None of the nine countries (Argentina, Brazil, Colombia, Cuba, Ecuador, Mexico, Nicaragua, Peru and Venezuela) showed any interest in the proposal, despite pressure from the United States and Germany. But that changed in January when Noboa, the son of Ecuador’s richest man, announced his decision to hand over Ecuador’s arsenal of Russian-made weaponry, which he described as worthless scrap metal, in exchange for $200 million of US-made equipment.
But then, Kevin Sullivan, a senior US State Department representative, directly contradicted Noboa’s “scrap metal” alibi by admitting on Ecuadorian television that Ecuador’s Russian-made weaponry would indeed be heading to Ukraine, where they would be used to try to kill Russian soldiers. And just like that, Noboa’s whole charade came tumbling down.
That was over a week ago. Now, the weapons are staying where they belong: in Ecuador. Ambassador Sprinchan said on Friday that he is “confident” Ecuador will not be sending Soviet weapons to Ukraine via the US, adding that the Andean nation “has a great responsibility and commitment to contribute to the resolution of conflicts in the world through peaceful means and diplomatic instruments.”

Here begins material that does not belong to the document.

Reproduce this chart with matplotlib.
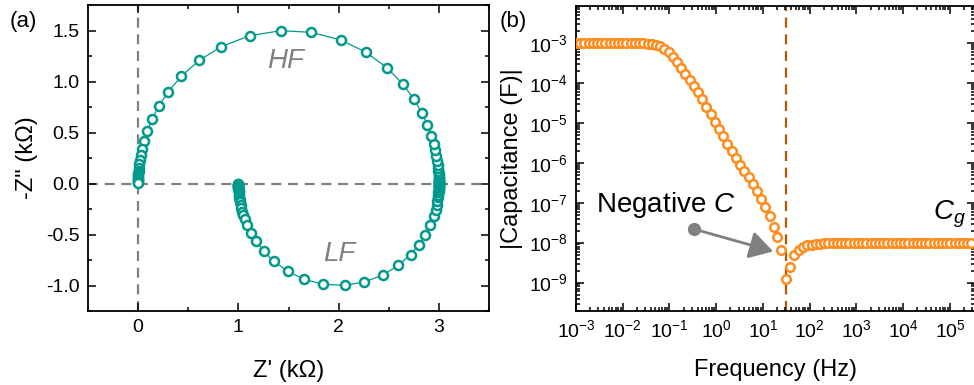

Initially, Ecuador’s government neither confirmed nor denied Moscow’s claims. Meanwhile, many Western press outlets were serving up a very different version of events in which the Kremlin lifted the import bans due to concerns over potential banana shortages and price rises. No mention was even made of the Russian ambassador’s statements in articles in Newsweek (“Putin’s Bananas Ban Backfires as Russians Told to Grow Their Own Fruit“), Bloomberg (“Russia Blinks on Banana Ban as Ecuador Swaps Weaponry With US“) and Moscow Times (Russia Lifts Ecuador Banana Ban After U.S. Arms Deal).
The article in Bloomberg even chalked up the reversal as a “foreign policy victory” for the Noboa government:
Ecuador, the world’s biggest banana exporter, solved the impasse “with little noise and quickly thanks to a capable career commerce team,” said Michel Levi, a professor of foreign relations at Universidad Andina Simon Bolivar in Quito…
With the end of the ban, President Daniel Noboa — a millennial heir to a banana fortune — chalked up a second foreign policy victory in a week after Ecuador’s national assembly ratified a free-trade agreement with Russia’s ally China.
Then, on Monday, the Foreign Minister Gabriela Sommerfield confirmed what many of us already knew — that Ecuador “will not be sending any war material to any country that is in an international armed conflict.”
It is, of course, just one more in a long line of US foreign policy disasters, this time in its so-called “back yard” (or as Biden calls it, “front yard”). If Washington cannot even cobble together a credible military partnership with a country as small as Ecuador without making both it and the Ecuadorian government look silly, what hope does it have of countering rising Chinese and Russian influence in its direct neighbourhood? It also means that weapons-starved Kiev will have to wait even longer — presumably an eternity after this debacle — to receive Russian or Soviet-made weapons from Latin America.